* Start MATERIAL FOR THE TASK *
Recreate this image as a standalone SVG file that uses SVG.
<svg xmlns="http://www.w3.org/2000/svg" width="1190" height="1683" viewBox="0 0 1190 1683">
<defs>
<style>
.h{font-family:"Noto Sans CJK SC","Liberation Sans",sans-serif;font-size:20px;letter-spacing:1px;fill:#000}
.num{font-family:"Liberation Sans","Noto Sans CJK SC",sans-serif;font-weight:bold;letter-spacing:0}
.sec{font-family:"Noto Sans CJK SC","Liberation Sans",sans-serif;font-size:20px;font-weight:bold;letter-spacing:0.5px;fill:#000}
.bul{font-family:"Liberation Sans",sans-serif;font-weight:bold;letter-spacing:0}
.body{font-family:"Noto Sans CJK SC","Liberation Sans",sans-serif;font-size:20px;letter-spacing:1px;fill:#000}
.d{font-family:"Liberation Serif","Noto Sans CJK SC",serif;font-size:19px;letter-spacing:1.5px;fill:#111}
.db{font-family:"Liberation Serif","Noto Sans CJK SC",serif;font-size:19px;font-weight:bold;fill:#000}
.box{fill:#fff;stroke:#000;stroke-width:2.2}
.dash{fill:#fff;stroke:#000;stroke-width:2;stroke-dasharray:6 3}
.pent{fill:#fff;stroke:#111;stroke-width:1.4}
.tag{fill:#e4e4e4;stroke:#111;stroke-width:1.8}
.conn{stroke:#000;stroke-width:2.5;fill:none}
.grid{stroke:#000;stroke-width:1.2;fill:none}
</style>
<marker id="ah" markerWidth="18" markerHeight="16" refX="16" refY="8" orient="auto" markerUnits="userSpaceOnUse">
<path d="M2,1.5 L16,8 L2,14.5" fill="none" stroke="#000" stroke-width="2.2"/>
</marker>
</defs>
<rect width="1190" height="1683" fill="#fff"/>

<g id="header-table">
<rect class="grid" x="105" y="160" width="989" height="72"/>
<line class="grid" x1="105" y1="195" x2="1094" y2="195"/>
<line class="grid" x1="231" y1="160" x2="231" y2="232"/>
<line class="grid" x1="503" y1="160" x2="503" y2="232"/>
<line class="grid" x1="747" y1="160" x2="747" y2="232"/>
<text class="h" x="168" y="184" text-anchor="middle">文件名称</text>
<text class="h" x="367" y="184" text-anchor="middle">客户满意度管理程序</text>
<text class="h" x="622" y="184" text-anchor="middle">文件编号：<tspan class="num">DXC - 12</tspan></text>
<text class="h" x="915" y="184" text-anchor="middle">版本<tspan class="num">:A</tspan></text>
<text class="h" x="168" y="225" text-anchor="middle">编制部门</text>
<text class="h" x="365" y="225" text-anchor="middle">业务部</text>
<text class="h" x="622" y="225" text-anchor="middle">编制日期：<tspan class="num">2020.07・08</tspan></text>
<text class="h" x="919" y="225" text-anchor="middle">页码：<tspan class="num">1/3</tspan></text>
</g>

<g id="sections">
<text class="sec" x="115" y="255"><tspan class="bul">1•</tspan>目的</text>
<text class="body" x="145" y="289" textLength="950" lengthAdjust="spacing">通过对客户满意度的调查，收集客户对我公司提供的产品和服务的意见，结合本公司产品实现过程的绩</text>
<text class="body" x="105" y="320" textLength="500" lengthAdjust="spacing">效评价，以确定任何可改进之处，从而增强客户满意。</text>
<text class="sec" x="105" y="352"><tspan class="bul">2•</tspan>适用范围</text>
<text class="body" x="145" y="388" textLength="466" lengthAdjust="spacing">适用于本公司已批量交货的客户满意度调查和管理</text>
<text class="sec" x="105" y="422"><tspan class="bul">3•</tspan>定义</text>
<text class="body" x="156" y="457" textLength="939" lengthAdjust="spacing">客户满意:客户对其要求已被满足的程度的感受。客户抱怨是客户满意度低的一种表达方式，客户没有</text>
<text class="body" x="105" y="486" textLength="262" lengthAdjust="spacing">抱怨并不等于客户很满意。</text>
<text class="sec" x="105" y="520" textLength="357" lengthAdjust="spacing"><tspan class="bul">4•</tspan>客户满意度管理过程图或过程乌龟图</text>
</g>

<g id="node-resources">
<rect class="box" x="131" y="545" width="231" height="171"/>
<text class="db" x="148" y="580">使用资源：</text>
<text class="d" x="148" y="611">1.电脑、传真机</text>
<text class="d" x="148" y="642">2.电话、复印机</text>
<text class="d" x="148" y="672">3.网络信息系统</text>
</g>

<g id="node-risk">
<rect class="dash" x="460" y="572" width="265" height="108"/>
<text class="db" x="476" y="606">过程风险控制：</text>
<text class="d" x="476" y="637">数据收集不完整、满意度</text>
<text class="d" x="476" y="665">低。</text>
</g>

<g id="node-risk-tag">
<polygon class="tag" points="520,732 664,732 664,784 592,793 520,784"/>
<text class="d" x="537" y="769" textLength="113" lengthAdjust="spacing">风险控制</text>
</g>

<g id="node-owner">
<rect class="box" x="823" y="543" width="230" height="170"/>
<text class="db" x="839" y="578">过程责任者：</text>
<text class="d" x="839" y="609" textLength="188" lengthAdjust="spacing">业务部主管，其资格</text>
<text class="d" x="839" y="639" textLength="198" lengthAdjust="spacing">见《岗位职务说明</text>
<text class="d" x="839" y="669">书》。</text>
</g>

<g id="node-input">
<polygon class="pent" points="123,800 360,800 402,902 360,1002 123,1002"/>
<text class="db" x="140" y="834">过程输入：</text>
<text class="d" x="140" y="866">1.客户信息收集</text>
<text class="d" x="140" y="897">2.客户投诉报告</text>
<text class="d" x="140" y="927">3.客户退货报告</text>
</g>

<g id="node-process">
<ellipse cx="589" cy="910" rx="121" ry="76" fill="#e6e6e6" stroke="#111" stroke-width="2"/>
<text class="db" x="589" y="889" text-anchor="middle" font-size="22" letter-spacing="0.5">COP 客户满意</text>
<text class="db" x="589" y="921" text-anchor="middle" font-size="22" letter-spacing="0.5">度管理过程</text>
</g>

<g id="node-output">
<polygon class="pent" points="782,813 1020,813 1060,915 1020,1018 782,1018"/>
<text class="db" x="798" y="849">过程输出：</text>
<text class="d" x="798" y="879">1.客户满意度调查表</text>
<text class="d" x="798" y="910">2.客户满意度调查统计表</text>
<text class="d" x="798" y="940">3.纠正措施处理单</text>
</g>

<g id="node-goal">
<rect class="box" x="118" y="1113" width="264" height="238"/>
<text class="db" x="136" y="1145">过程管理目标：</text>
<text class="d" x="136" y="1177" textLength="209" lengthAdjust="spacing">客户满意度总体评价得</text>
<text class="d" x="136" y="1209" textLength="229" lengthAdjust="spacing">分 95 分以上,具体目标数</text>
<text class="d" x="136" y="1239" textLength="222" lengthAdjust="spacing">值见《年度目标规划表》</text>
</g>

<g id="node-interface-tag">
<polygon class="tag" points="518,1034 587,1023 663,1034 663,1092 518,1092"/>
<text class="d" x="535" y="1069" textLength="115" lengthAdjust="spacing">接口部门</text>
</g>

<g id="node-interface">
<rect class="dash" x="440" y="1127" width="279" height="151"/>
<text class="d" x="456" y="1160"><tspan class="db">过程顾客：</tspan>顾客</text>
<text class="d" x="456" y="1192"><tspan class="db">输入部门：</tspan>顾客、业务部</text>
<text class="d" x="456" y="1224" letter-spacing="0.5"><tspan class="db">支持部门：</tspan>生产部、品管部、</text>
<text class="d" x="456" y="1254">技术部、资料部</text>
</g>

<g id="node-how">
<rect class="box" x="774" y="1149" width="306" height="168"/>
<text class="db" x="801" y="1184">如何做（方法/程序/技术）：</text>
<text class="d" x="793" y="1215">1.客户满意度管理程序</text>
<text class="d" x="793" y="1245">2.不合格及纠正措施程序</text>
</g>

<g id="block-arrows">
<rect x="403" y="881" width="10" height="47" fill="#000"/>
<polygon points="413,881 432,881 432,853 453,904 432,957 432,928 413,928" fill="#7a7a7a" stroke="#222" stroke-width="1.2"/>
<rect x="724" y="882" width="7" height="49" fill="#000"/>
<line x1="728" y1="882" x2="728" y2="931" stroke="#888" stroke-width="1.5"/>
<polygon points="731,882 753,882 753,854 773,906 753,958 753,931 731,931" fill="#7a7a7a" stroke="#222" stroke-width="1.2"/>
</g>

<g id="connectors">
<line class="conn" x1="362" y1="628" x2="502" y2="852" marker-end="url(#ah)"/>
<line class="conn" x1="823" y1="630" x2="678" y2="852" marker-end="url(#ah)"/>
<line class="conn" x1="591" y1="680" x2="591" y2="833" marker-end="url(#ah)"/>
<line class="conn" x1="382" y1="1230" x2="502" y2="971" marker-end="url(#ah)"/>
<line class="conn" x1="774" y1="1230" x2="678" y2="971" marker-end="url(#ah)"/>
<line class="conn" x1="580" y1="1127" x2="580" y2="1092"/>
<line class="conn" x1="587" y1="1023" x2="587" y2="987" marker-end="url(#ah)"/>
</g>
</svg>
* End MATERIAL FOR THE TASK *
* Start MATERIAL FOR THE TASK *
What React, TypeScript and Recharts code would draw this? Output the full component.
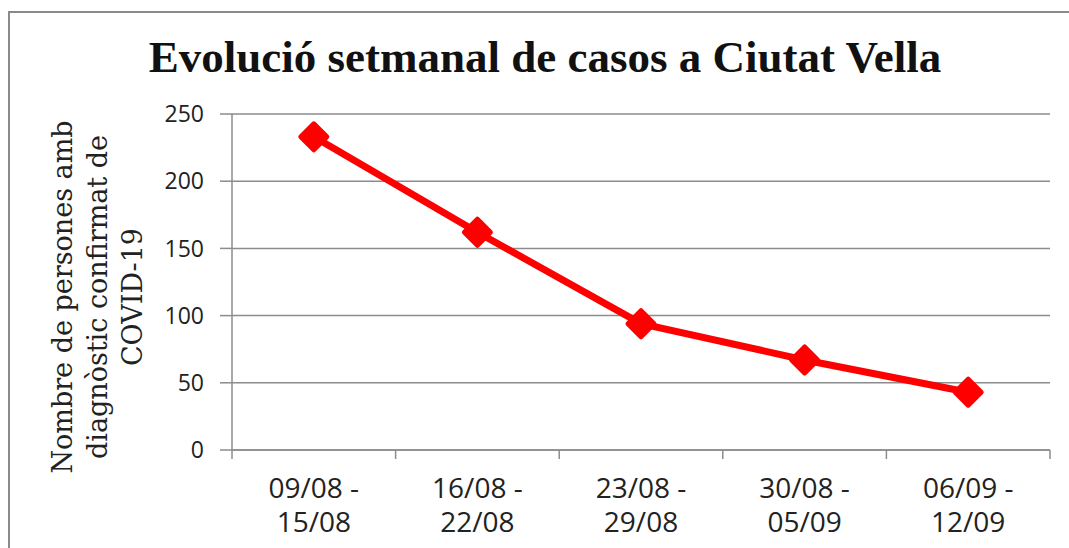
* End MATERIAL FOR THE TASK *
Search the records above for "this". Copy each line where it is found.

* _OUTPUT_:
Recreate this image as a standalone SVG file that uses SVG.
What React, TypeScript and Recharts code would draw this? Output the full component.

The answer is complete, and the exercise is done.